When Malhotra was named the third head coach in Abbotsford Canucks history on May 24, 2024, expectations were sky-high. The former Vancouver Canucks icon, already a local legend from his playing days, didn't disappoint in his debut season. He led the team to a dominant 44-24-2-2 record and their first Calder Cup victory in just their fourth year of existence. It was the kind of storybook season that coaches dream about.
Fast forward to today, and the picture couldn't be more different. The Canucks currently sit at 28-37-4-3, a staggering drop-off from their championship form. They're just three points ahead of the last-place Hartford Wolf Pack, and barring a miracle, they'll be watching the playoffs from home as defending champions. The team has scored 68 fewer goals than last season while allowing 30 more against—a recipe for disaster in any league.
The root of the problem? A perfect storm of adversity that hit early and never let up. Injuries, trades, free agency departures, and NHL call-ups decimated the championship roster. By November 12, just 14 games into the season, the team had already used six different goaltenders thanks to a rash of netminder injuries affecting both the Canucks and their AHL affiliate. It was a revolving door that made consistency nearly impossible.
"Our opening mindset was we wanted to get back to where we were," Malhotra told The Hockey News. "That being said, we had the understanding that we had to start a foundation of our game and work on things from the ground up. And then, through a series of unfortunate events and injuries and that which is the AHL, the constant change, things obviously got a bit sidetracked and derailed what we had set out to do."

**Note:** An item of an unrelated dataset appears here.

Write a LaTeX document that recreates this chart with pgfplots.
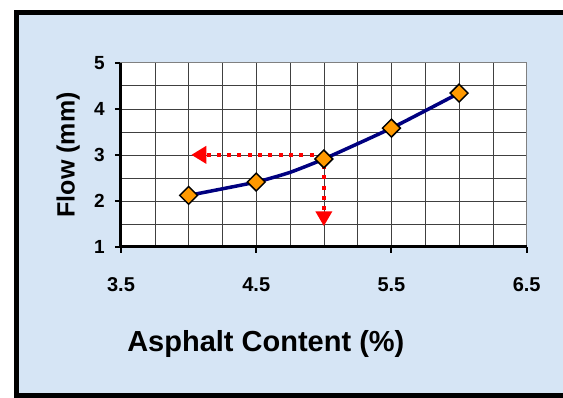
\documentclass[border=0pt]{standalone}
\usepackage{fontspec}
\setmainfont{Liberation Sans}
\usepackage{pgfplots}
\pgfplotsset{compat=1.18}
\usetikzlibrary{arrows.meta}
\definecolor{bgblue}{RGB}{214,229,245}
\definecolor{navyline}{RGB}{0,0,128}
\definecolor{mkorange}{RGB}{255,153,0}
\begin{document}
\begin{tikzpicture}[x=1pt,y=1pt]
\useasboundingbox (0,0) rectangle (563,398);
\begin{scope}
\clip (0,0) rectangle (563,398);
\fill[white] (0,0) rectangle (563,398);
\filldraw[fill=bgblue, draw=black, line width=5pt] (16,2) rectangle (590,385);
\end{scope}
\begin{axis}[
 at={(121pt,151pt)}, anchor=south west,
 scale only axis, width=405.7pt, height=184.3pt,
 xmin=3.5, xmax=6.5, ymin=1, ymax=5,
 xtick={3.5,4.5,5.5,6.5}, ytick={1,2,3,4,5},
 minor x tick num=3, minor y tick num=1,
 grid=both,
 major grid style={gray!50!black, line width=0.5pt},
 minor grid style={gray!50!black, line width=0.5pt},
 axis background/.style={fill=white},
 axis line style={gray, line width=1.2pt},
 xtick pos=left, ytick pos=left,
 tick align=outside,
 major tick length=6pt, minor tick length=0pt,
 major tick style={black, line width=2pt},
 clip=false,
 /pgf/number format/assume math mode=true,
 xticklabel style={font=\bfseries\fontsize{20}{20}\selectfont, anchor=center, yshift=-32pt},
 yticklabel style={font=\bfseries\fontsize{19}{19}\selectfont, anchor=east, inner sep=0pt, xshift=-10pt},
 xlabel={Asphalt Content (\%)},
 ylabel={Flow (mm)},
 xlabel style={at={(axis description cs:0.357,-0.528)}, anchor=center, font=\bfseries\fontsize{29}{29}\selectfont},
 ylabel style={at={(axis description cs:-0.13,0.5)}, anchor=center, font=\bfseries\fontsize{25}{25}\selectfont},
]
\addplot[red, line width=4pt, dash pattern=on 4pt off 6.3pt, -{Triangle[length=15pt,width=17pt]}] coordinates {(5,3) (4.02,3)};
\addplot[red, line width=4pt, dash pattern=on 4pt off 6.3pt, -{Triangle[length=15pt,width=16pt]}] coordinates {(5,3) (5,1.45)};
\addplot[navyline, line width=3.5pt, smooth, tension=0.3] coordinates {(4,2.12) (4.5,2.41) (4.75,2.62) (5,2.91) (5.5,3.58) (6,4.34)};
\addplot[only marks, mark=square*, mark size=6.3pt, mark options={rotate=45, fill=mkorange, draw=black, line width=1.5pt}] coordinates {(4,2.12) (4.5,2.41) (5,2.91) (5.5,3.58) (6,4.34)};
\draw[black, line width=3pt] (rel axis cs:0,1) -- (rel axis cs:0,0) -- (rel axis cs:1,0);
\end{axis}
\end{tikzpicture}
\end{document}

Constant change is the norm in the AHL, where NHL needs always come first. But this season has been unprecedented even by those standards. A total of 52 different players have suited up for Abbotsford this year, compared to 39 in Malhotra's first season. No player has appeared in all 72 games—a stark contrast to last season when captain Chase Wouters achieved that feat. Only 15 players have been consistent fixtures in the lineup, making it nearly impossible to build chemistry or establish a system.
For Malhotra, this season has been a masterclass in coaching through adversity. While last year was about managing success and keeping a championship team focused, this year has been about finding motivation in the face of constant setbacks. It's a lesson in resilience that every coach—and every fan—can appreciate, even if the results on the ice haven't been what anyone hoped for.